Article 25 secures “freedom of conscience and the right to freely profess, practice and propagate religion”. Every Indian can worship or not worship as they choose, and even change their faith if they wish. This right is crucial in a multi-religious society. Sadly, it has come under threat. In 2025, Rajasthan passed a strict anti-conversion law imposing harsh penalties up to life imprisonment on “illegal” religious conversions. Christian groups immediately challenged it as unconstitutional, saying it violates Article 25’s guarantee of religious freedom (OpenDoors). At the same time, communal tensions have led to violence: “cow vigilante” mobs have reportedly beaten or even killed Muslim men suspected of slaughtering cattle (The Wire). Such vigilante killings clearly violate the victims’ rights to practice their religion peacefully. These cases show that while the Constitution guarantees freedom of belief, real-life threats from coercive laws to violent mobs can imperil that right.
Articles 29–30 protect the rights of cultural, linguistic, and religious minorities. Every group has the right to preserve its own culture, language or script, and minorities are entitled to set up and run their own educational institutions, a linguistic minority can operate its own schools and teach in its mother tongue if it chooses.

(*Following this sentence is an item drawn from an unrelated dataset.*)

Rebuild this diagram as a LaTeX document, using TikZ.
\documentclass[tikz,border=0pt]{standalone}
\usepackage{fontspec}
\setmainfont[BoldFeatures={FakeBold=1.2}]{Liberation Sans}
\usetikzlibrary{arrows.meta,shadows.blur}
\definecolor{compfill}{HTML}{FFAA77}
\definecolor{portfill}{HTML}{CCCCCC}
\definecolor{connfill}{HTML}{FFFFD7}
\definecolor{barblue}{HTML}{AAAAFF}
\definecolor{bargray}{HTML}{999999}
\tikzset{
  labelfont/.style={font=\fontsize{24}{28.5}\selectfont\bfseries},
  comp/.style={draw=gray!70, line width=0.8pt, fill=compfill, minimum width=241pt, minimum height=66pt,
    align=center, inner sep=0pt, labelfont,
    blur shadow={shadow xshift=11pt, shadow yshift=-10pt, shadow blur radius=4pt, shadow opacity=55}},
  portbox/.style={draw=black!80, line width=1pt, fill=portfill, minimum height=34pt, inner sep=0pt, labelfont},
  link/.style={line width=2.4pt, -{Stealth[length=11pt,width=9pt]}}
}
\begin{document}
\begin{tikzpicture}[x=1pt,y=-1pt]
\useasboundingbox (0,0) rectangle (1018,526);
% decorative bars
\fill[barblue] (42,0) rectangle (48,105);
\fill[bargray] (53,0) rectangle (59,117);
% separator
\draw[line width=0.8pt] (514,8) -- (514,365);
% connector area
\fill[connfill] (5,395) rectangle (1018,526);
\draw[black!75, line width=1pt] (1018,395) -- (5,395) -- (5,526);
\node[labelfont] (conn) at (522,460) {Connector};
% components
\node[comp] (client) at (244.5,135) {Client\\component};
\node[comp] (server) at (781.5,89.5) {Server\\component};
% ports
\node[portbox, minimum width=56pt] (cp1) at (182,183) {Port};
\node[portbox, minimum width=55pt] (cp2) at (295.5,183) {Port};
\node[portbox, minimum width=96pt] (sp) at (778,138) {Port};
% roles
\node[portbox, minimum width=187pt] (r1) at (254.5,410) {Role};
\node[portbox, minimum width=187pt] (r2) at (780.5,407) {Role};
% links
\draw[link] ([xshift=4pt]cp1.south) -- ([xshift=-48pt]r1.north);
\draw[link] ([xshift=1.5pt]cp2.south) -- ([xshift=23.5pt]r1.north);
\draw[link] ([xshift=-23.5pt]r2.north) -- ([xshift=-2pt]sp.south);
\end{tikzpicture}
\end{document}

These rights keep India’s diverse cultures alive in daily life. Kerala’s 2025 “Malayalam Bill”: Kerala made Malayalam the mandatory first language in schools (classes 1–10) even in border districts with Kannada speakers (Times of India). The neighboring state of Karnataka objected, saying the law disadvantages Kannada-speaking children and breaches minority rights. Karnataka’s leaders framed it as “an attack on linguistic freedom” and noted that Articles 29–30 explicitly protect linguistic minorities. While any state can promote its own language, forcing it at the expense of minority languages violates the Constitution’s cultural rights.

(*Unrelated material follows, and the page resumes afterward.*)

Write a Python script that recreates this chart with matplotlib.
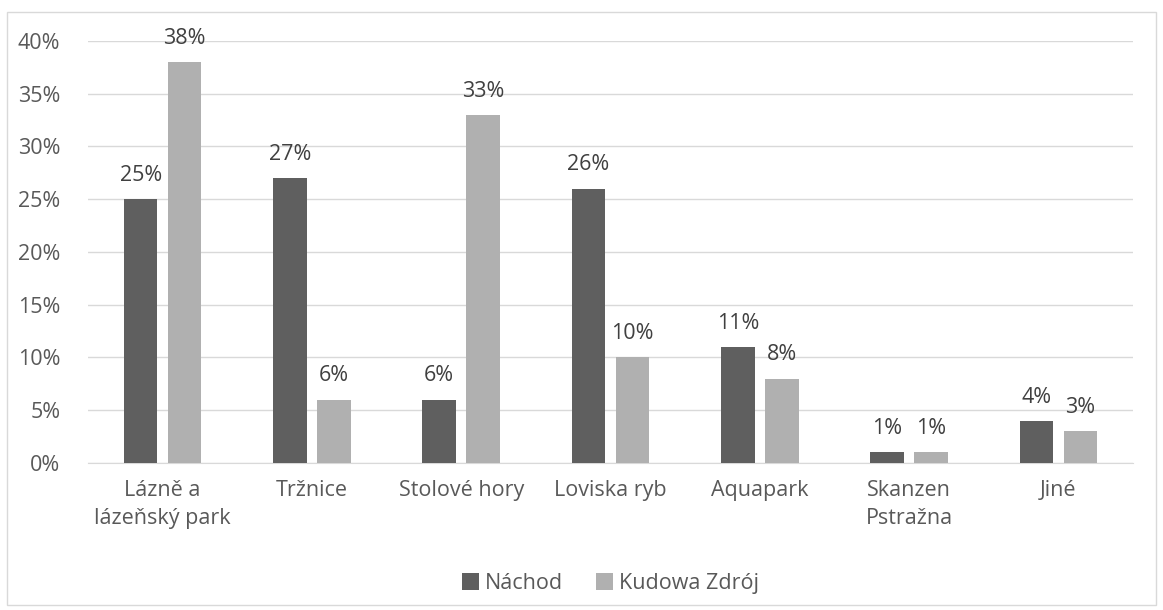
import numpy as np
import matplotlib.pyplot as plt
from matplotlib.patches import Rectangle

categories = ['Lázně a\nlázeňský park', 'Tržnice', 'Stolové hory', 'Loviska ryb',
              'Aquapark', 'Skanzen\nPstražna', 'Jiné']
nachod = [25, 27, 6, 26, 11, 1, 4]
kudowa = [38, 6, 33, 10, 8, 1, 3]
yticks = [0, 5, 10, 15, 20, 25, 30, 35, 40]

plt.rcParams['font.family'] = ['Open Sans', 'DejaVu Sans']
text_color = '#595959'
fs = 15.5

fig = plt.figure(figsize=(11.63, 6.10), dpi=100)
ax = fig.add_axes([0.0757, 0.241, 0.8985, 0.692])

# outer chart border
fig.patches.append(Rectangle((0.006, 0.008), 0.988, 0.972, transform=fig.transFigure,
                             fill=False, edgecolor='#d9d9d9', linewidth=1))

x = np.arange(len(categories))
w = 0.225
gap = 0.07
b1 = ax.bar(x - (w + gap) / 2, nachod, w, color='#5f5f5f', label='Náchod', zorder=3)
b2 = ax.bar(x + (w + gap) / 2, kudowa, w, color='#b0b0b0', label='Kudowa Zdrój', zorder=3)

for bars, vals in ((b1, nachod), (b2, kudowa)):
    for rect, v in zip(bars, vals):
        ax.text(rect.get_x() + rect.get_width() / 2, v + 1.25, f'{v}%',
                ha='center', va='bottom', fontsize=fs, color='#404040')

ax.set_xlim(-0.5, len(categories) - 0.5)
ax.set_ylim(0, 40)
ax.set_yticks(yticks)
ax.set_yticklabels([f'{t}%' for t in yticks])
ax.set_xticks(x)
ax.set_xticklabels(categories, linespacing=1.45)
ax.tick_params(axis='both', length=0, labelsize=fs, colors=text_color)
ax.tick_params(axis='x', pad=12)
ax.tick_params(axis='y', pad=20)
ax.grid(axis='y', color='#d9d9d9', linewidth=1, zorder=0)
for s in ['top', 'right', 'left']:
    ax.spines[s].set_visible(False)
ax.spines['bottom'].set_color('#d9d9d9')

leg = ax.legend(loc='upper center', bbox_to_anchor=(0.5, -0.215), ncol=2, frameon=False,
                fontsize=fs, handlelength=0.8, handleheight=0.8, columnspacing=1.5,
                handletextpad=0.3)
for t in leg.get_texts():
    t.set_color(text_color)

fig.savefig('out.png', dpi=100)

Article 32 is often called the “heart and soul” of the Constitution because it lets citizens go to court when any of the above rights are violated. It guarantees “the right to move the Supreme Court for the enforcement of Fundamental Rights”. Any Indian can file a writ petition or Public Interest Litigation in a high court or the Supreme Court if they believe a fundamental right is being infringed. Article 32 empowers ordinary people from social activists to victims of abuse to seek judicial help. However, access to justice can be slow. By August 2025, about 87,500 cases were pending in India’s Supreme Court, reflecting a huge backlog (iiprd.com) . In one high-profile case, the Supreme Court warned a lower court for keeping 61 judgments “in cold storage” for years, noting that “people require decisions; they are not interested in jurisprudence” (iiprd.com). Such delays highlight that even when the remedy exists on paper, in practice citizens often must wait a long time to enforce their rights.
Each of these six rights allow people to live with dignity, speak out, follow their faith, and seek justice. On this Republic Day by learning about these rights and watching how they are being violated today, we as citizens of India can better protect ourselves and others.